> _TASK REQUIREMENTS_
Extract each line bearing the word "that".

----

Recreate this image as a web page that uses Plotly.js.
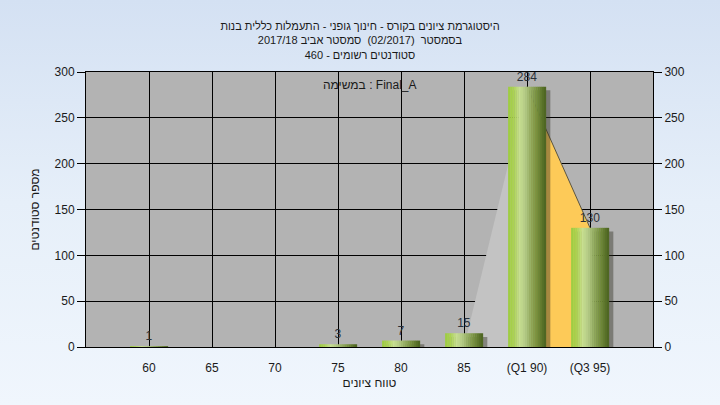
<!DOCTYPE html>
<html>
<head>
<meta charset="utf-8">
<script src="https://cdn.plot.ly/plotly-3.0.1.min.js"></script>
<style>
  html, body { margin: 0; padding: 0; width: 720px; height: 405px; overflow: hidden;
    background: linear-gradient(to bottom, #d4e1f3 0%, #e6eff9 50%, #f0f6fd 100%); }
  #chart { width: 720px; height: 405px; }
</style>
</head>
<body>
<div id="chart"></div>
<script>
// ---- data ----
const categories = ["60", "65", "70", "75", "80", "85", "(Q1 90)", "(Q3 95)"];
const counts = [1, 0, 0, 3, 7, 15, 284, 130];
const yTickVals = [0, 50, 100, 150, 200, 250, 300];
const rampX = ["85", "(Q1 90)"];
const rampY = [0, 284];
const iqrX = ["(Q1 90)", "(Q3 95)"];
const iqrY = [284, 130];
const titleLines = [
  "היסטוגרמת ציונים בקורס - חינוך גופני - התעמלות כללית בנות",
  "בסמסטר  (02/2017)  סמסטר אביב 2017/18",
  "סטודנטים רשומים - 460"
];
const taskNote = "במשימה : Final_A";
const xTitle = "טווח ציונים";
const yTitle = "מספר סטודנטים";

// ---- styling helpers ----
const barWidth = 0.6;
const stops = [
  [0.00, [156, 203, 63]],
  [0.15, [172, 212, 82]],
  [0.30, [200, 224, 145]],
  [0.45, [179, 201, 133]],
  [0.60, [148, 173, 96]],
  [0.75, [120, 146, 63]],
  [0.90, [91, 116, 41]],
  [1.00, [74, 98, 32]]
];
function rampColor(t) {
  for (let i = 1; i < stops.length; i++) {
    if (t <= stops[i][0]) {
      const a = stops[i - 1], b = stops[i];
      const f = (t - a[0]) / (b[0] - a[0]);
      const c = a[1].map((v, k) => Math.round(v + (b[1][k] - v) * f));
      return `rgb(${c[0]},${c[1]},${c[2]})`;
    }
  }
  const c = stops[stops.length - 1][1];
  return `rgb(${c[0]},${c[1]},${c[2]})`;
}

const traces = [];

// area behind bars (light grey ramp, orange Q1-Q3 band) on the base subplot
traces.push({
  type: 'scatter', x: rampX, y: rampY, mode: 'lines', fill: 'tozeroy',
  fillcolor: '#c3c3c3', line: { width: 0, color: '#c3c3c3' },
  hoverinfo: 'skip', showlegend: false
});
traces.push({
  type: 'scatter', x: iqrX, y: iqrY, mode: 'lines', fill: 'tozeroy',
  fillcolor: '#fdca58', line: { width: 1, color: '#5c5540' },
  hoverinfo: 'skip', showlegend: false
});

// shadow of bars (overlay subplot -> drawn above the areas)
traces.push({
  type: 'bar', x: categories, y: counts, base: -4, yaxis: 'y2',
  width: barWidth, offset: -barWidth / 2 + 0.07,
  marker: { color: 'rgba(45,45,30,0.42)', line: { width: 0 } },
  cliponaxis: false, hoverinfo: 'skip', showlegend: false
});

// gradient bars built from slices
const nSlices = 18;
const sliceW = barWidth / nSlices;
for (let i = 0; i < nSlices; i++) {
  traces.push({
    type: 'bar', x: categories, y: counts, yaxis: 'y2',
    width: sliceW + 0.004, offset: -barWidth / 2 + i * sliceW,
    marker: { color: rampColor((i + 0.5) / nSlices), line: { width: 0 } },
    hoverinfo: 'skip', showlegend: false
  });
}

// value labels
traces.push({
  type: 'bar', x: categories, y: counts, yaxis: 'y2',
  width: barWidth, offset: -barWidth / 2,
  marker: { color: 'rgba(0,0,0,0)', line: { width: 0 } },
  text: counts.map(v => v ? String(v) : ''),
  textposition: 'outside', cliponaxis: false,
  textfont: { family: 'Liberation Sans, Arial, sans-serif', size: 12, color: '#2a3038' },
  hoverinfo: 'skip', showlegend: false
});

const font = { family: 'Liberation Sans, Arial, sans-serif', size: 12, color: '#1a1a1a' };

const layout = {
  width: 720, height: 405,
  margin: { l: 86, r: 67, t: 72, b: 58 },
  paper_bgcolor: 'rgba(0,0,0,0)',
  plot_bgcolor: '#b3b3b3',
  font: font,
  barmode: 'overlay',
  showlegend: false,
  title: {
    text: titleLines.join('<br>'),
    font: { family: 'Liberation Sans, Arial, sans-serif', size: 11, color: '#1a1a1a' },
    x: 0.5, xanchor: 'center', y: 1 - 30 / 405, yanchor: 'middle', yref: 'container'
  },
  xaxis: {
    type: 'category', categoryorder: 'array', categoryarray: categories,
    range: [-1, 8],
    showgrid: true, gridcolor: '#000000', gridwidth: 1,
    showline: true, linecolor: '#000000', linewidth: 1, mirror: true,
    ticks: 'outside', ticklen: 10, tickcolor: 'rgba(0,0,0,0)',
    tickfont: font, zeroline: false, fixedrange: true,
    title: { text: xTitle, font: { family: 'Liberation Sans, Arial, sans-serif', size: 12, color: '#1a1a1a' }, standoff: 4 }
  },
  yaxis: {
    range: [0, 300], tickvals: yTickVals, ticktext: yTickVals.map(String),
    showgrid: true, gridcolor: '#000000', gridwidth: 1,
    showline: true, linecolor: '#000000', linewidth: 1, mirror: true,
    ticks: 'outside', ticklen: 8, tickcolor: '#000000',
    tickfont: font, zeroline: false, fixedrange: true,
    title: { text: yTitle, font: { family: 'Liberation Sans, Arial, sans-serif', size: 12, color: '#1a1a1a' }, standoff: 12 }
  },
  yaxis2: {
    overlaying: 'y', side: 'right',
    range: [0, 300], tickvals: yTickVals, ticktext: yTickVals.map(String),
    showgrid: false, zeroline: false, showline: false,
    ticks: 'outside', ticklen: 8, tickcolor: '#000000',
    tickfont: font, fixedrange: true
  },
  annotations: [{
    text: taskNote, xref: 'paper', yref: 'paper', x: 0.5, y: (347 - 85) / 275,
    xanchor: 'center', yanchor: 'middle', showarrow: false,
    font: { family: 'Liberation Sans, Arial, sans-serif', size: 12, color: '#1a1a1a' }
  }]
};

Plotly.newPlot('chart', traces, layout, { displayModeBar: false, staticPlot: true });
</script>
</body>
</html>
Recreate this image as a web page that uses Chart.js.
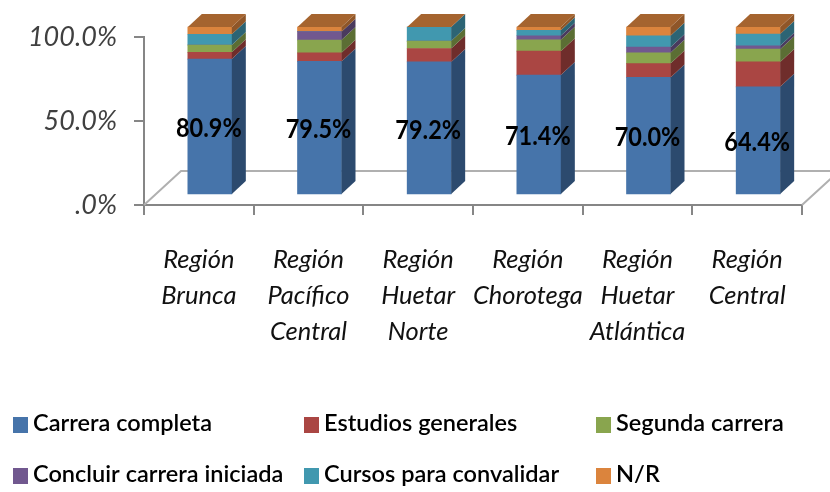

----

> _COMPLETE ANSWER_
Recreate this image as a web page that uses Plotly.js.
Recreate this image as a web page that uses Chart.js.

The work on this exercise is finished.